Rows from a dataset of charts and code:
—————

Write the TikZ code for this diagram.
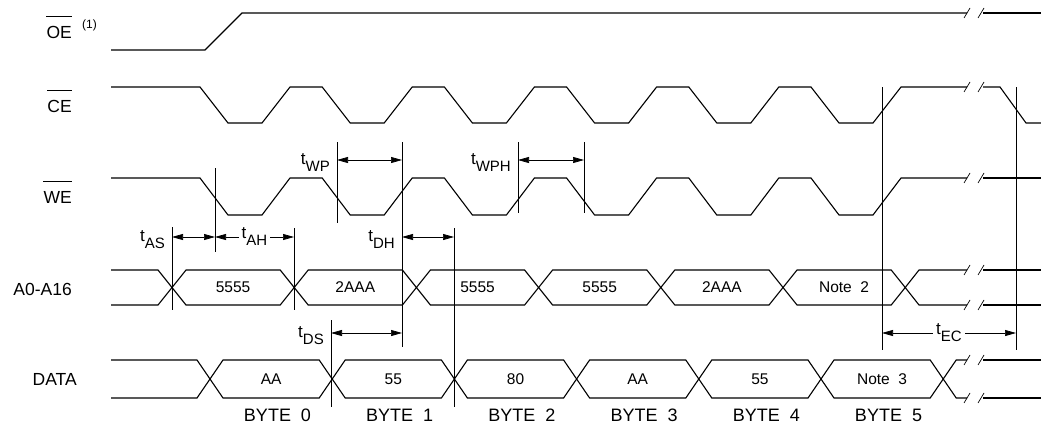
\documentclass[tikz,border=0pt]{standalone}
\usepackage{fontspec}
\setmainfont{Liberation Sans}
\usetikzlibrary{arrows.meta}

\begin{document}
\begin{tikzpicture}[x=1pt, y=-1pt,
    signal/.style={line width=1.1pt},
    guide/.style={line width=0.7pt},
    timing/.style={line width=0.7pt, {Triangle[length=11pt,width=6pt]}-{Triangle[length=11pt,width=6pt]}},
    signame/.style={anchor=base east, inner sep=0pt, font=\fontsize{17.5}{19}\selectfont},
    busval/.style={inner sep=0pt, font=\fontsize{15.5}{17}\selectfont},
    bytename/.style={anchor=base, inner sep=0pt, font=\fontsize{18}{20}\selectfont},
    tlabel/.style={anchor=base east, inner sep=0pt, font=\fontsize{17}{19}\selectfont},
    tmid/.style={fill=white, inner xsep=3pt, inner ysep=1pt, font=\fontsize{17}{19}\selectfont}]
    \def\P{122.2}
    \def\tm#1{t\raisebox{-7pt}{\fontsize{15}{15}\selectfont #1}}

    \useasboundingbox (0,0) rectangle (1041,423);

    \node[signame] (oe) at (72,38) {OE};
    \node[anchor=base west, inner sep=0pt, font=\fontsize{12}{14}\selectfont] (note1) at (82,28) {(1)};
    \node[signame] (ce) at (72,112) {CE};
    \node[signame] (we) at (72,203) {WE};
    \node[signame] (addr) at (72,295) {A0-A16};
    \node[signame] (data) at (77,385) {DATA};
    \foreach \n in {oe, ce, we}
        \draw[guide] ([yshift=9pt]\n.north west) -- ([yshift=9pt]\n.north east);

    % OE, CE, WE
    \draw[signal] (111,50) -- (205,50) -- (242,13) -- (967,13);
    \draw[signal] (983,13) -- (1041,13);
    \foreach \hi/\lo in {87/123, 178/215}
        \draw[signal] (111,\hi) \foreach \k in {0,...,5} {
            -- ({200+\P*\k},\hi) -- ({228+\P*\k},\lo) -- ({262+\P*\k},\lo) -- ({290+\P*\k},\hi)
        } -- (967,\hi);
    \draw[signal] (983,87) -- (1000,87) -- (1026,123) -- (1041,123);
    \draw[signal] (983,178) -- (1041,178);

    % A0-A16
    \draw[signal] (111,270) -- (158,270) -- (172,287.5) -- (158,305) -- (111,305);
    \foreach \k in {0,...,5}
        \draw[signal] ({172+\P*\k},287.5) -- ({186+\P*\k},270) -- ({280.2+\P*\k},270)
            -- ({294.2+\P*\k},287.5) -- ({280.2+\P*\k},305) -- ({186+\P*\k},305) -- cycle;
    \draw[signal] (967,270) -- (919,270) -- (905.2,287.5) -- (919,305) -- (967,305);
    \draw[signal] (983,270) -- (1041,270);
    \draw[signal] (983,305) -- (1041,305);
    \foreach \v [count=\i from 0] in {5555, 2AAA, 5555, 5555, 2AAA, Note\ \ 2}
        \node[busval] (a\i) at ({233.1+\P*\i},287.5) {\v};

    % DATA
    \draw[signal] (111,360) -- (197,360) -- (210,379) -- (197,398) -- (111,398);
    \foreach \k in {0,...,5}
        \draw[signal] ({210+\P*\k},379) -- ({223+\P*\k},360) -- ({319.2+\P*\k},360)
            -- ({332.2+\P*\k},379) -- ({319.2+\P*\k},398) -- ({223+\P*\k},398) -- cycle;
    \draw[signal] (967,360) -- (956.2,360) -- (943.2,379) -- (956.2,398) -- (967,398);
    \draw[signal] (983,360) -- (1041,360);
    \draw[signal] (983,398) -- (1041,398);
    \foreach \v [count=\i from 0] in {AA, 55, 80, AA, 55, Note\ \ 3}
        \node[busval] (d\i) at ({271.1+\P*\i},379) {\v};
    \foreach \i in {0,...,5}
        \node[bytename] (byte\i) at ({277.5+\P*\i},421) {BYTE\ \ \i};

    % break marks
    \foreach \y in {13, 87, 178, 270, 305, 360, 398} {
        \draw[guide] (964,{\y+5}) -- (970,{\y-5});
        \draw[guide] (978,{\y+5}) -- (984,{\y-5});
    }

    % reference lines
    \foreach \x/\a/\b in {172/227/310, 215/168/252, 294/228/310, 337/142/223,
                          402/142/347, 518/142/213, 584/142/213, 331/320/407,
                          454/228/407, 882/87/350, 1016/87/350}
        \draw[guide] (\x,\a) -- (\x,\b);

    \coordinate (as1) at (172,237);
    \coordinate (as2) at (215,237);
    \coordinate (ah2) at (294,237);
    \coordinate (wp1) at (337,160);
    \coordinate (wp2) at (402,160);
    \coordinate (wph1) at (518,160);
    \coordinate (wph2) at (584,160);
    \coordinate (dh1) at (402,237);
    \coordinate (dh2) at (454,237);
    \coordinate (ds1) at (331,333);
    \coordinate (ds2) at (402,333);
    \coordinate (ec1) at (882,333);
    \coordinate (ec2) at (1016,333);

    \draw[timing] (as1) -- (as2);
    \draw[timing] (as2) -- node[tmid] (tah) {\tm{AH}} (ah2);
    \draw[timing] (wp1) -- (wp2);
    \draw[timing] (wph1) -- (wph2);
    \draw[timing] (dh1) -- (dh2);
    \draw[timing] (ds1) -- (ds2);
    \draw[timing] (ec1) -- node[tmid] (tec) {\tm{EC}} (ec2);

    \node[tlabel] (tas) at (165,241) {\tm{AS}};
    \node[tlabel] (twp) at (330,164) {\tm{WP}};
    \node[tlabel] (twph) at (511,164) {\tm{WPH}};
    \node[tlabel] (tdh) at (395,241) {\tm{DH}};
    \node[tlabel] (tds) at (324,337) {\tm{DS}};
\end{tikzpicture}
\end{document}
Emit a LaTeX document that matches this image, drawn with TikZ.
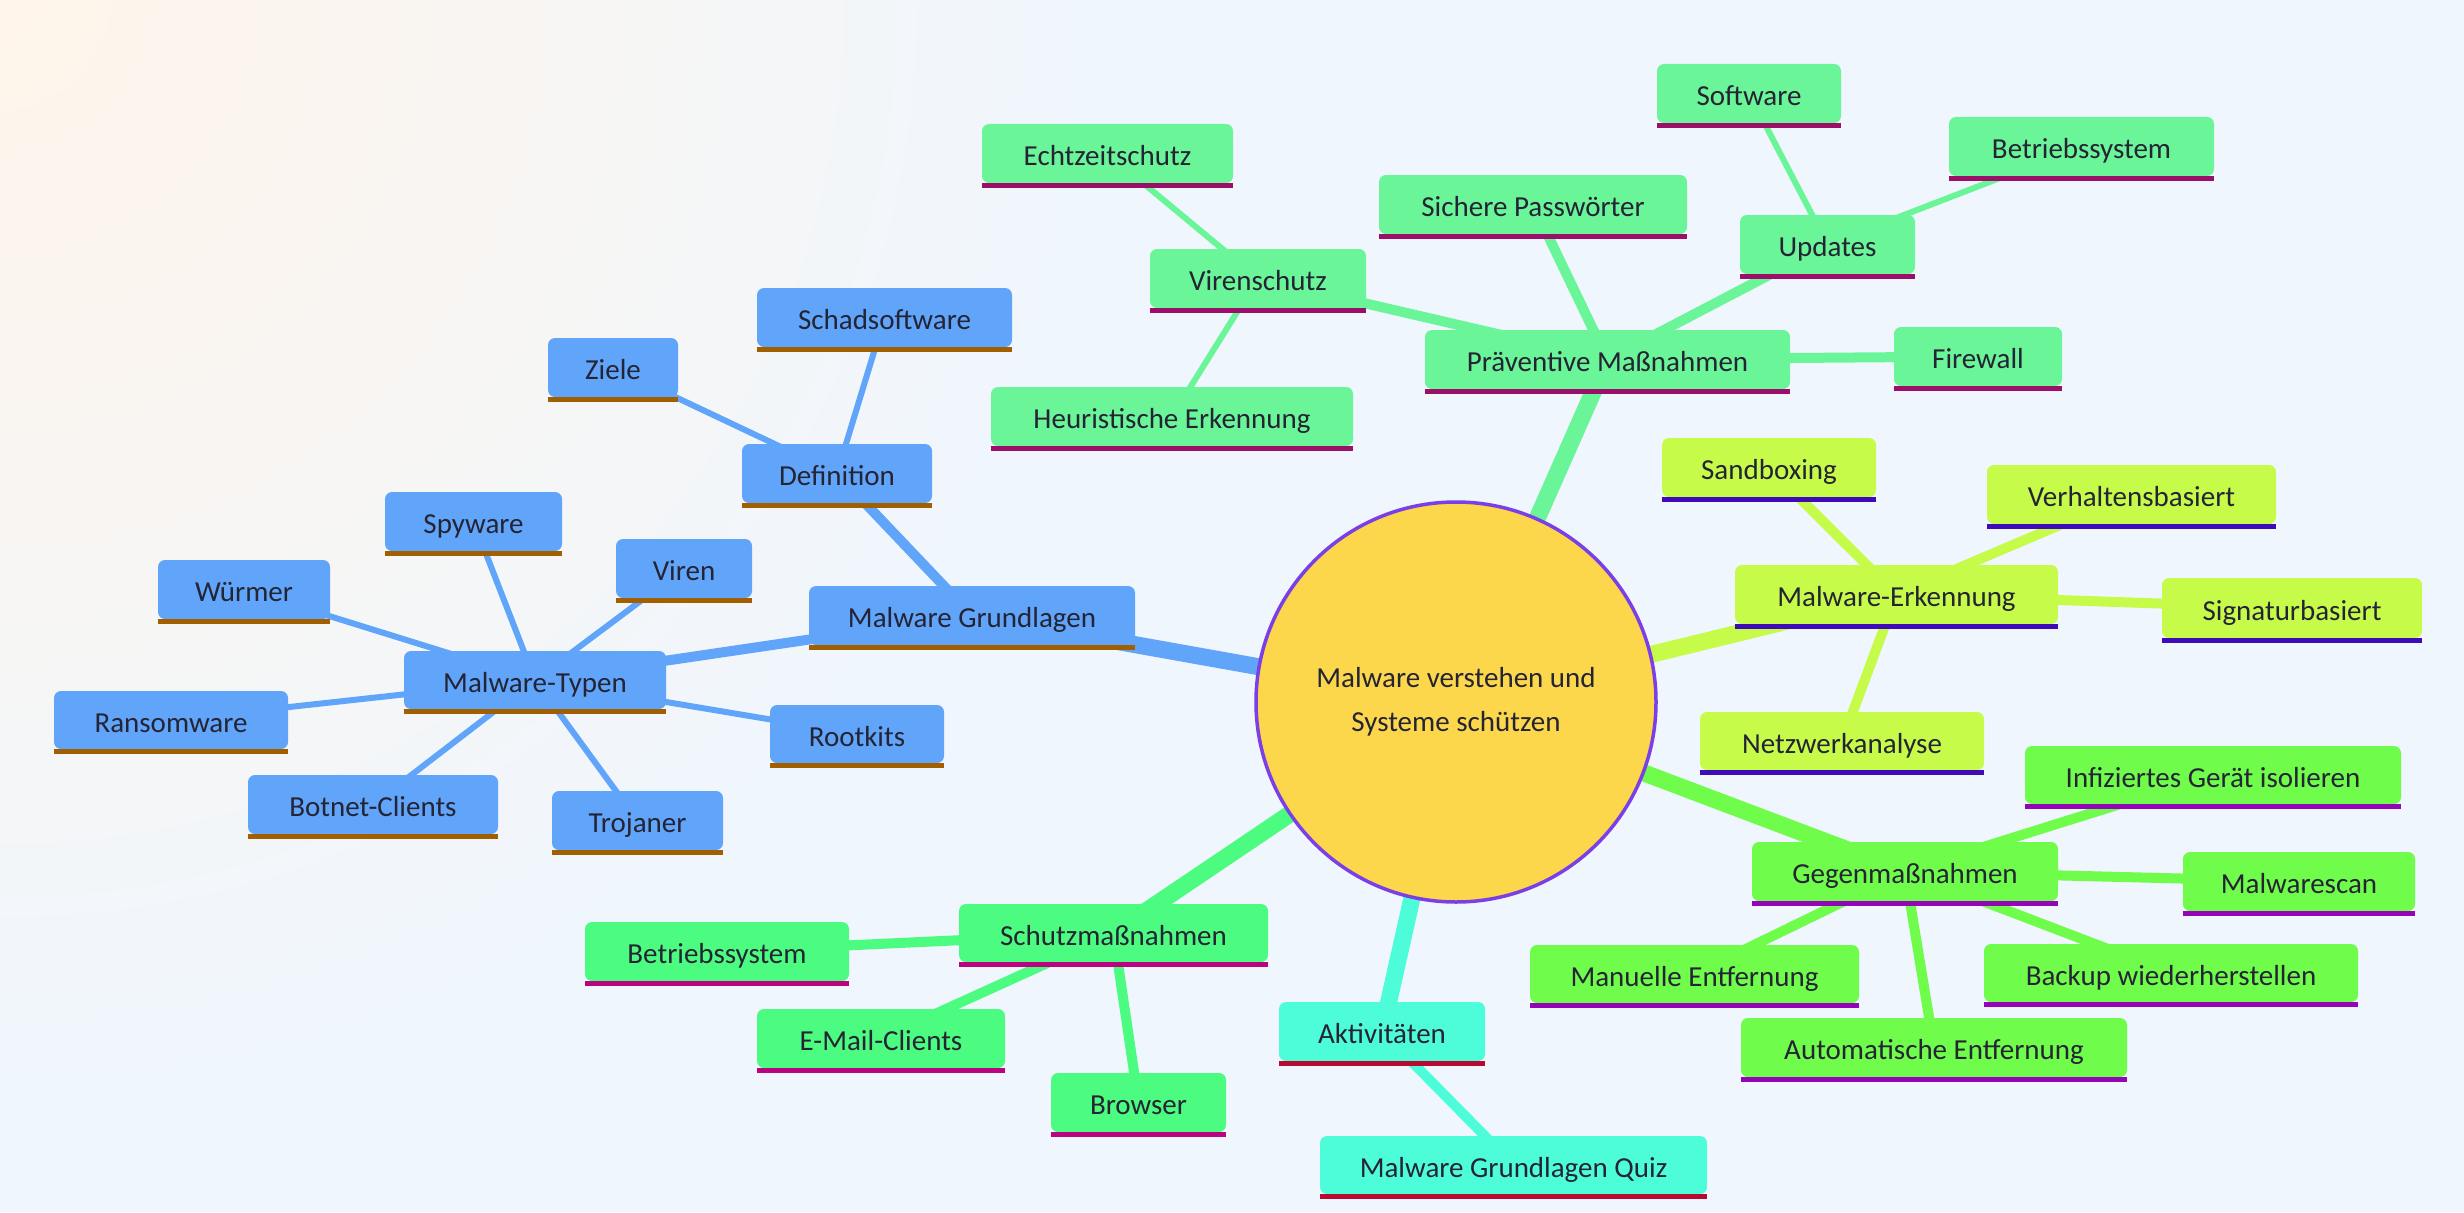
\documentclass[tikz,border=0pt]{standalone}
\usepackage{fontspec}
\setmainfont{Carlito}
\pgfdeclarelayer{bg}
\pgfdeclarelayer{edges}
\pgfsetlayers{bg,edges,main}
\definecolor{bgc}{HTML}{F0F6FD}
\definecolor{peach}{HTML}{FFF5EA}
\definecolor{txtc}{HTML}{242434}
\definecolor{cblue}{HTML}{60A5FA}\definecolor{bblue}{HTML}{A15F00}
\definecolor{cmint}{HTML}{6AF598}\definecolor{bmint}{HTML}{9B0F68}
\definecolor{clime}{HTML}{C7FB4A}\definecolor{blime}{HTML}{3F0BB8}
\definecolor{cgrn}{HTML}{6FFC4A}\definecolor{bgrn}{HTML}{9305B7}
\definecolor{cgrnb}{HTML}{4CFC80}\definecolor{bgrnb}{HTML}{B8057F}
\definecolor{caqua}{HTML}{4DFDD9}\definecolor{baqua}{HTML}{B80A31}
\definecolor{rootfill}{HTML}{FDD74B}\definecolor{rootline}{HTML}{7B3FE6}
\newcommand\mmf{\fontsize{29}{44}\selectfont}
\newcommand\mmbox[7]{\node[#2, minimum width={#5-#3}, minimum height={#6-#4-5}] (#1) at ({(#3+#5)/2},{(#4+#6-5)/2}) {#7};}
\begin{document}
\begin{tikzpicture}[x=1pt,y=-1pt,
  box/.style={rectangle, rounded corners=7pt, inner sep=0pt, text=txtc, font=\mmf, text height=27pt, text depth=3pt},
  bluebox/.style={box, fill=cblue},
  mintbox/.style={box, fill=cmint},
  limebox/.style={box, fill=clime},
  grnbox/.style={box, fill=cgrn},
  grnbbox/.style={box, fill=cgrnb},
  aquabox/.style={box, fill=caqua},
  rootedge/.style={line width=17pt},
  midedge/.style={line width=10pt},
  leafedge/.style={line width=6pt}]
\useasboundingbox (0,0) rectangle (2464,1212);
\begin{pgfonlayer}{bg}
\begin{scope}
\clip (0,0) rectangle (2464,1212);
\fill[bgc] (0,0) rectangle (2464,1212);
\shade[inner color=peach, outer color=bgc] (0,0) circle (1100pt);
\end{scope}
\end{pgfonlayer}

% root
\node[circle, minimum size=400pt, inner sep=0pt, fill=rootfill, draw=rootline, line width=3.5pt,
  align=center, text=txtc, font=\mmf] (rootn) at (1456,702) {Malware verstehen und\\Systeme schützen};

% blue branch
\mmbox{mg}{bluebox}{809}{586}{1135}{650}{Malware Grundlagen}
\mmbox{def}{bluebox}{742}{444}{932}{508}{Definition}
\mmbox{schad}{bluebox}{757}{288}{1012}{352}{Schadsoftware}
\mmbox{ziele}{bluebox}{548}{338}{678}{402}{Ziele}
\mmbox{typ}{bluebox}{404}{651}{666}{714}{Malware-Typen}
\mmbox{spy}{bluebox}{385}{492}{562}{556}{Spyware}
\mmbox{wurm}{bluebox}{158}{560}{330}{624}{Würmer}
\mmbox{viren}{bluebox}{616}{539}{752}{603}{Viren}
\mmbox{ransom}{bluebox}{54}{691}{288}{754}{Ransomware}
\mmbox{botnet}{bluebox}{248}{775}{498}{839}{Botnet-Clients}
\mmbox{troj}{bluebox}{552}{791}{723}{855}{Trojaner}
\mmbox{rootk}{bluebox}{770}{705}{944}{768}{Rootkits}

% praeventive branch
\mmbox{prae}{mintbox}{1425}{330}{1790}{394}{Präventive Maßnahmen}
\mmbox{viru}{mintbox}{1150}{249}{1366}{313}{Virenschutz}
\mmbox{echt}{mintbox}{982}{124}{1233}{188}{Echtzeitschutz}
\mmbox{heur}{mintbox}{991}{387}{1353}{451}{Heuristische Erkennung}
\mmbox{pass}{mintbox}{1379}{175}{1687}{239}{Sichere Passwörter}
\mmbox{upd}{mintbox}{1740}{215}{1915}{279}{Updates}
\mmbox{soft}{mintbox}{1657}{64}{1841}{128}{Software}
\mmbox{bsa}{mintbox}{1949}{117}{2214}{181}{Betriebssystem}
\mmbox{fire}{mintbox}{1894}{327}{2062}{391}{Firewall}

% erkennung branch
\mmbox{erk}{limebox}{1735}{565}{2058}{629}{Malware-Erkennung}
\mmbox{sand}{limebox}{1662}{438}{1876}{502}{Sandboxing}
\mmbox{verh}{limebox}{1987}{465}{2276}{529}{Verhaltensbasiert}
\mmbox{sig}{limebox}{2162}{578}{2422}{643}{Signaturbasiert}
\mmbox{netz}{limebox}{1700}{712}{1984}{775}{Netzwerkanalyse}

% gegenmassnahmen branch
\mmbox{gegen}{grnbox}{1752}{842}{2058}{906}{Gegenmaßnahmen}
\mmbox{infz}{grnbox}{2025}{746}{2401}{809}{Infiziertes Gerät isolieren}
\mmbox{scan}{grnbox}{2183}{852}{2415}{916}{Malwarescan}
\mmbox{man}{grnbox}{1530}{945}{1859}{1008}{Manuelle Entfernung}
\mmbox{back}{grnbox}{1984}{944}{2358}{1007}{Backup wiederherstellen}
\mmbox{auto}{grnbox}{1741}{1018}{2127}{1082}{Automatische Entfernung}

% schutzmassnahmen branch
\mmbox{schutz}{grnbbox}{959}{904}{1268}{967}{Schutzmaßnahmen}
\mmbox{bsb}{grnbbox}{585}{922}{849}{986}{Betriebssystem}
\mmbox{mail}{grnbbox}{757}{1009}{1005}{1073}{E-Mail-Clients}
\mmbox{brow}{grnbbox}{1051}{1073}{1226}{1137}{Browser}

% aktivitaeten branch
\mmbox{akt}{aquabox}{1279}{1002}{1485}{1066}{Aktivitäten}
\mmbox{quiz}{aquabox}{1320}{1136}{1707}{1199}{Malware Grundlagen Quiz}

% underline bars
\foreach \n in {mg,def,schad,ziele,typ,spy,wurm,viren,ransom,botnet,troj,rootk}
  \fill[bblue] (\n.south west) rectangle ([yshift=-5pt]\n.south east);
\foreach \n in {prae,viru,echt,heur,pass,upd,soft,bsa,fire}
  \fill[bmint] (\n.south west) rectangle ([yshift=-5pt]\n.south east);
\foreach \n in {erk,sand,verh,sig,netz}
  \fill[blime] (\n.south west) rectangle ([yshift=-5pt]\n.south east);
\foreach \n in {gegen,infz,scan,man,back,auto}
  \fill[bgrn] (\n.south west) rectangle ([yshift=-5pt]\n.south east);
\foreach \n in {schutz,bsb,mail,brow}
  \fill[bgrnb] (\n.south west) rectangle ([yshift=-5pt]\n.south east);
\foreach \n in {akt,quiz}
  \fill[baqua] (\n.south west) rectangle ([yshift=-5pt]\n.south east);

% edges
\begin{pgfonlayer}{edges}
\draw[rootedge, cblue] (rootn.center) -- (mg.center);
\draw[rootedge, cmint] (rootn.center) -- (prae.center);
\draw[rootedge, clime] (rootn.center) -- (erk.center);
\draw[rootedge, cgrn] (rootn.center) -- (gegen.center);
\draw[rootedge, cgrnb] (rootn.center) -- (schutz.center);
\draw[rootedge, caqua] (rootn.center) -- (akt.center);
\foreach \n in {def,typ} \draw[midedge, cblue] (mg.center) -- (\n.center);
\foreach \n in {schad,ziele} \draw[leafedge, cblue] (def.center) -- (\n.center);
\foreach \n in {spy,wurm,viren,ransom,botnet,troj,rootk} \draw[leafedge, cblue] (typ.center) -- (\n.center);
\foreach \n in {viru,pass,upd,fire} \draw[midedge, cmint] (prae.center) -- (\n.center);
\foreach \n in {echt,heur} \draw[leafedge, cmint] (viru.center) -- (\n.center);
\foreach \n in {soft,bsa} \draw[leafedge, cmint] (upd.center) -- (\n.center);
\foreach \n in {sand,verh,sig,netz} \draw[midedge, clime] (erk.center) -- (\n.center);
\foreach \n in {infz,scan,man,back,auto} \draw[midedge, cgrn] (gegen.center) -- (\n.center);
\foreach \n in {bsb,mail,brow} \draw[midedge, cgrnb] (schutz.center) -- (\n.center);
\draw[midedge, caqua] (akt.center) -- (quiz.center);
\end{pgfonlayer}
\end{tikzpicture}
\end{document}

—————

# Written task
Reproduce the records word for word, please, from their first line up to and including the line that contains "-- ([yshift=9pt]\n.north east);", but no pictures.

# Reply to the exercise
Write the TikZ code for this diagram.
\documentclass[tikz,border=0pt]{standalone}
\usepackage{fontspec}
\setmainfont{Liberation Sans}
\usetikzlibrary{arrows.meta}

\begin{document}
\begin{tikzpicture}[x=1pt, y=-1pt,
    signal/.style={line width=1.1pt},
    guide/.style={line width=0.7pt},
    timing/.style={line width=0.7pt, {Triangle[length=11pt,width=6pt]}-{Triangle[length=11pt,width=6pt]}},
    signame/.style={anchor=base east, inner sep=0pt, font=\fontsize{17.5}{19}\selectfont},
    busval/.style={inner sep=0pt, font=\fontsize{15.5}{17}\selectfont},
    bytename/.style={anchor=base, inner sep=0pt, font=\fontsize{18}{20}\selectfont},
    tlabel/.style={anchor=base east, inner sep=0pt, font=\fontsize{17}{19}\selectfont},
    tmid/.style={fill=white, inner xsep=3pt, inner ysep=1pt, font=\fontsize{17}{19}\selectfont}]
    \def\P{122.2}
    \def\tm#1{t\raisebox{-7pt}{\fontsize{15}{15}\selectfont #1}}

    \useasboundingbox (0,0) rectangle (1041,423);

    \node[signame] (oe) at (72,38) {OE};
    \node[anchor=base west, inner sep=0pt, font=\fontsize{12}{14}\selectfont] (note1) at (82,28) {(1)};
    \node[signame] (ce) at (72,112) {CE};
    \node[signame] (we) at (72,203) {WE};
    \node[signame] (addr) at (72,295) {A0-A16};
    \node[signame] (data) at (77,385) {DATA};
    \foreach \n in {oe, ce, we}
        \draw[guide] ([yshift=9pt]\n.north west) -- ([yshift=9pt]\n.north east);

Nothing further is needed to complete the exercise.